The 10-day program was too long. It could have been done in seven or eight. If all the Oregon state travel bureaus were really intent on getting visitors to check out their delights, visitors should have been allowed a day off – or two or three – to get that done. A free Tuesday or Wednesday or Thursday to do some exploration would have been excellent,
Eugene establishments should have been more cooperative, too. Instead of doing it the old-old pre-Worlds way – closing up shop around 10 p.m – they should have noticed that the multitudes weren’t leaving Hayward Field en masse – after all the medal ceremonies were done, etc. – until about 8.30 or 9.
With all this, it was no wonder that so many vacant green seats were seen at Hayward – especially so in the early days of the meet.

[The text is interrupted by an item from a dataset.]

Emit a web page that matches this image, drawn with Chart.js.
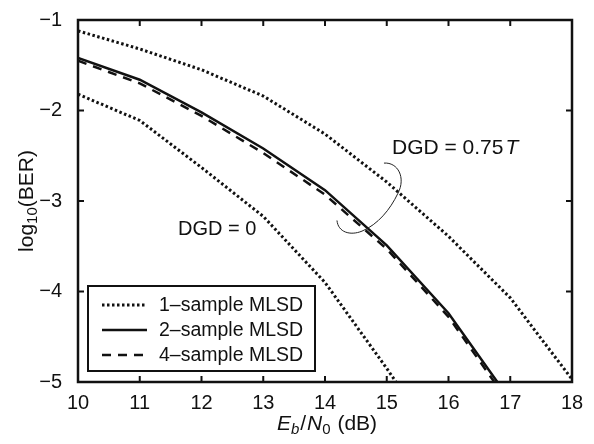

Lots of solutions were offered. Seems like few were accepted. Offer kids – boy scouts, girl scouts, young track folk, young athletes of any kind – free tickets. Why not? And thus build a fan base for the future.
Kindlier treatment for the foot soldiers of the event, that army of purple-shirted volunteers that made so much possible for so many others. Give them tickets for their off-days? No, keep them in relative solitary confinement in the course of their duties – don’t want these folks actually communicating with the athletes. It’s that legendary Oregon volunteer army that helped Eugene get the Worlds bid in the early stages.
Oh….and they could have built a kinder, gentler Hayward Field for some older folks in the first place. It’s said to have just a single – and tiny – elevator to the big upper deck.. Climbing, and schlepping up all those steps, was a big chore for most who weren’t training for the Eugene marathon.
OK, and no more negativity. Good on you, Eugene, a place where every resident is on a first-name basis.
Bottom line: you did it when no other USA city had even tried.